Special thanks go to Jon Turney for commissioning Doomsday Men and for believing in the book throughout its period of gestation. Not only were our working lunches immensely enjoyable, but his judicious editing of the initial typescript has contributed greatly to the finished work. Many thanks also to Will Goodlad, who inherited the book at Penguin, for his enthusiasm and commitment as well as for his admirably flexible interpretation of deadlines. Thanks are due as well to John Woodruff, whose knowledge of both science and science fiction made him the ideal copy-editor for the book. Any errors that remain are, of course, entirely my own responsibility. I am also grateful to my literary agents James Gill and Zoe Pagnamenta for placing Doomsday Men with such excellent publishers in the UK and abroad.
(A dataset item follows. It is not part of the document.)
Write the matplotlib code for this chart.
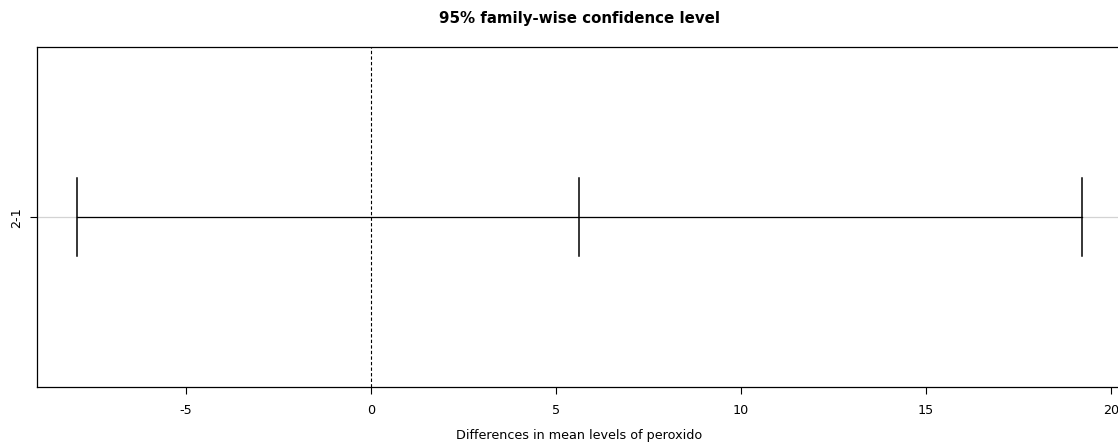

Writing a study as broad in its scope as this inevitably makes one indebted to the work of many scholars. I have tried to acknowledge their contributions in both the endnotes and the bibliography, but thanks in particular to Professor Paul Brians, Professor H. Bruce Franklin, Roslynn D. Haynes, William Lanouette and Richard Rhodes, whose books I have referred to while writing Doomsday Men. Many people have offered help and advice during the three years of research and writing. In particular, I would like to thank Joanne Atkinson, Brian Balmer, Professor Paul Bishop, Rebecca Hurst, Manjit Kumar, Julian Loose and Peter Tallack. For help locating images used in the book I would also like to thank Andrey Bobrov (ITARTASS), Heather Lindsay (Emilio Segr Visual Archives) and Felicity Pors (Niels Bohr Archive).
My father died while I was writing this book. I will never forget our conversations about books, writers and the life of the mind. The best of these typically began while we were walking across the South Downs and ended in a Sussex pub. This book is dedicated to him, although he never lived to see it finished. In the course of writing Doomsday Men I became aware of how the story of superweapons had touched previous generations of my own family. I am grateful to Major (Retd) R. G. Woodfield, MBE, Regimental Archivist of the Grenadier Guards, for providing information about my grandfathers military service.
Last but by no means least, I want to thank my partner, Susan, for reading the manuscript with a forensic eye for detail and for stoically putting up with my obsession with science, superweapons and other strangeloves during the last few years.
All other things, to their destruction draw,
Only our love hath no decay.
John Donne, The Anniversary
P. D. Smith
Hampshire, January 2007
http://www.peterdsmith.com
NOTE ON UNITS
For much of the period with which this book is concerned, many of the scientists and writers in my narrative were content to think in terms of inches, feet and miles, and pounds and tons. To retain this historical dimension, I have therefore chosen not to convert measurements to metric units.
Prologue
The Beginning or The End?
And he gathered them together into a place called in the
Hebrew tongue Armageddon.
And the seventh angel poured out his vial into the air; and
there came a great voice out of the temple of heaven, from the
throne, saying, It is done. Revelation 16:1617
Homo sapiens is the only species that knows it will die. The thought obsesses us. From the earliest marks made on cave walls to our most sublime works of art, the fear of death haunts our every creation. And in the middle of the twentieth century, human beings became the first species to reach that pinnacle of evolution the point at which it could engineer its own extinction.